Pointlessly. Cate Blanchett too.
It just missed my heart.



Night Watch

In nightmare Russia
It is still the seventies.
But look, there's Buffy!

(Ezra Pound would have
worked in Purgatorio
Canto XXVI)



Take Shelter

I anticipate
A zombie apocalypse.
No such luck. Bummer.



Trollhunter

As the boss giant
Caught up with the Landrover:
There was an earthquake.


***

Probably neither of you have seen any of these movies, so there's no point me adding more spoilery comments, but I have these thoughts going through my head and I can't sleep, so just to expand a wee bit...


Hannah started with amazing promise. But it just sort of ... faded away. Not at any particular point, it just gradually dulled from something extraordinary to something ordinary. Maybe that was intentional; but if that was the idea it was a pretty lame idea, filmmaking peeps.

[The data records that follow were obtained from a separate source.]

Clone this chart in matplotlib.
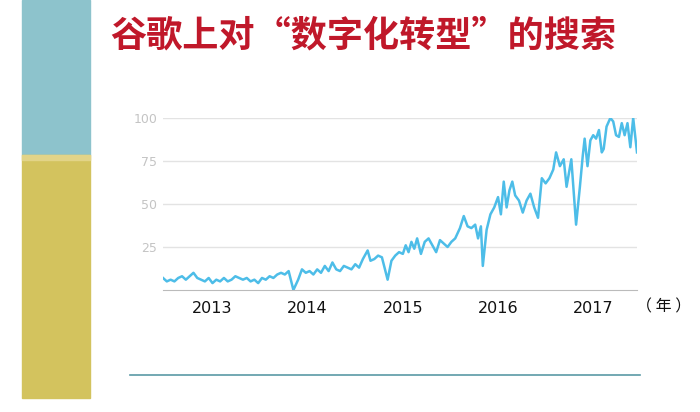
import matplotlib
matplotlib.use("Agg")
import matplotlib.pyplot as plt
from matplotlib.patches import Rectangle

years = [2012.48,2012.52,2012.56,2012.60,2012.64,2012.68,2012.72,2012.76,2012.80,2012.84,2012.88,2012.92,2012.96,
         2013.00,2013.04,2013.08,2013.12,2013.16,2013.20,2013.24,2013.28,2013.32,2013.36,2013.40,2013.44,2013.48,
         2013.52,2013.56,2013.60,2013.64,2013.68,2013.72,2013.76,2013.80,2013.85,2013.90,2013.94,2013.98,
         2014.02,2014.06,2014.10,2014.14,2014.18,2014.22,2014.26,2014.30,2014.34,2014.38,2014.42,2014.46,
         2014.50,2014.54,2014.58,2014.63,2014.66,2014.70,2014.74,2014.78,2014.84,2014.88,2014.92,2014.96,
         2015.00,2015.03,2015.06,2015.09,2015.12,2015.15,2015.19,2015.23,2015.27,2015.31,2015.35,2015.39,
         2015.43,2015.47,2015.51,2015.55,2015.60,2015.64,2015.68,2015.72,2015.76,2015.79,2015.82,2015.84,
         2015.88,2015.92,2015.96,2016.00,2016.03,2016.06,2016.09,2016.12,2016.15,2016.18,2016.22,2016.26,
         2016.30,2016.34,2016.38,2016.42,2016.46,2016.50,2016.54,2016.58,2016.61,2016.65,2016.69,2016.72,
         2016.77,2016.82,2016.86,2016.89,2016.91,2016.94,2016.97,2017.00,2017.03,2017.06,2017.09,2017.11,
         2017.14,2017.18,2017.21,2017.24,2017.27,2017.30,2017.33,2017.36,2017.39,2017.42,2017.46]
values = [7,5,6,5,7,8,6,8,10,7,6,5,7,
          4,6,5,7,5,6,8,7,6,7,5,6,4,
          7,6,8,7,9,10,9,11,0,6,12,10,
          11,9,12,10,14,11,16,12,11,14,13,12,
          15,13,18,23,17,18,20,19,6,17,20,22,
          21,26,22,28,24,30,21,28,30,26,22,29,
          27,25,28,30,36,43,37,36,38,30,37,14,
          35,44,48,54,44,63,48,58,63,55,52,45,
          52,56,48,42,65,62,65,70,80,72,76,60,
          76,38,60,78,88,72,87,90,88,93,80,82,
          95,100,98,90,89,97,90,97,83,100,80]
ytick_vals = [25, 50, 75, 100]
year_labels = [2013, 2014, 2015, 2016, 2017]

plt.rcParams['font.family'] = ['Noto Sans CJK SC', 'DejaVu Sans']
fig = plt.figure(figsize=(7, 4.12), dpi=100)
fig.patch.set_facecolor('white')

fig.patches.append(Rectangle((22/700, 1-155/412), 68/700, 155/412, transform=fig.transFigure, color='#8dc3cc', zorder=0))
fig.patches.append(Rectangle((22/700, 1-398/412), 68/700, 243/412, transform=fig.transFigure, color='#d3c35e', zorder=0))
fig.patches.append(Rectangle((22/700, 1-160/412), 68/700, 5/412, transform=fig.transFigure, color='#e2d488', zorder=1))

fig.text(0.157, 1-36/412, '谷歌上对“数字化转型”的搜索', color='#c0182a', fontsize=26,
         fontweight='bold', va='center', ha='left')

ax = fig.add_axes([163/700, 1-290/412, (637-163)/700, (290-118)/412])
ax.plot(years, values, color='#4dbde8', lw=1.8)
ax.set_xlim(2012.48, 2017.46)
ax.set_ylim(0, 100)
ax.set_yticks(ytick_vals)
ax.set_yticklabels([str(v) for v in ytick_vals], color='#c4c4c4', fontsize=9, family='DejaVu Sans')
ax.set_xticks(year_labels)
ax.set_xticklabels([str(v) for v in year_labels], fontsize=11.5, color='#111111', family='DejaVu Sans')
ax.tick_params(length=0, pad=8)
ax.tick_params(axis='y', pad=4)
ax.grid(axis='y', color='#e3e3e3', lw=1)
for s in ['top', 'right', 'left']:
    ax.spines[s].set_visible(False)
ax.spines['bottom'].set_color('#bbbbbb')
ax.set_axisbelow(True)

fig.text(636/700, 1-307/412, '（ 年 ）', fontsize=11.5, va='center', ha='left', color='#111111')
fig.add_artist(plt.Line2D([130/700, 640/700], [1-375/412, 1-375/412], color='#5a9aa6', lw=1.2))

fig.savefig('out.png', dpi=100)
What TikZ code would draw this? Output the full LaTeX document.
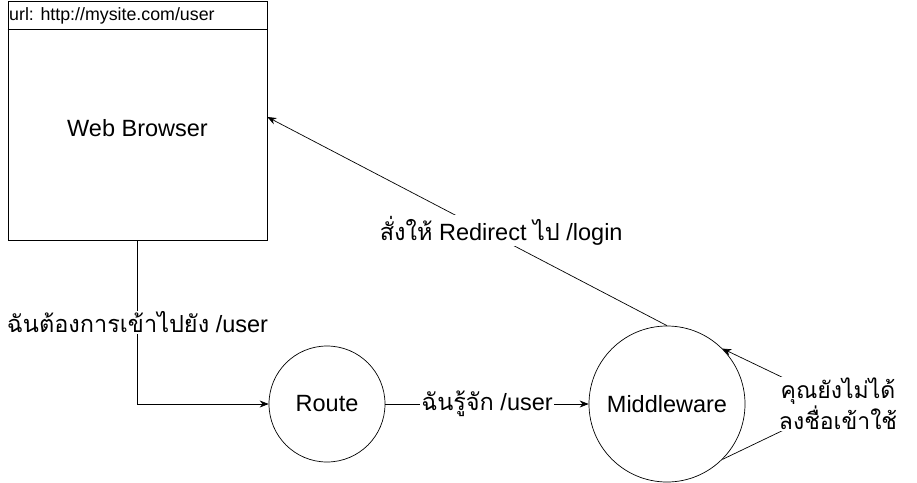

I am used to seeing movies set in big cities with faces from every corner of the globe. But Moscow is white, white, white. It was a culture shock. I thought the plot of Night Watch was marvellous and the special effects were spot on: no CGI for the sake of CGI or impossible action sequences, just solid realistic phantasmagoria where realistic phantasmagoria were called for.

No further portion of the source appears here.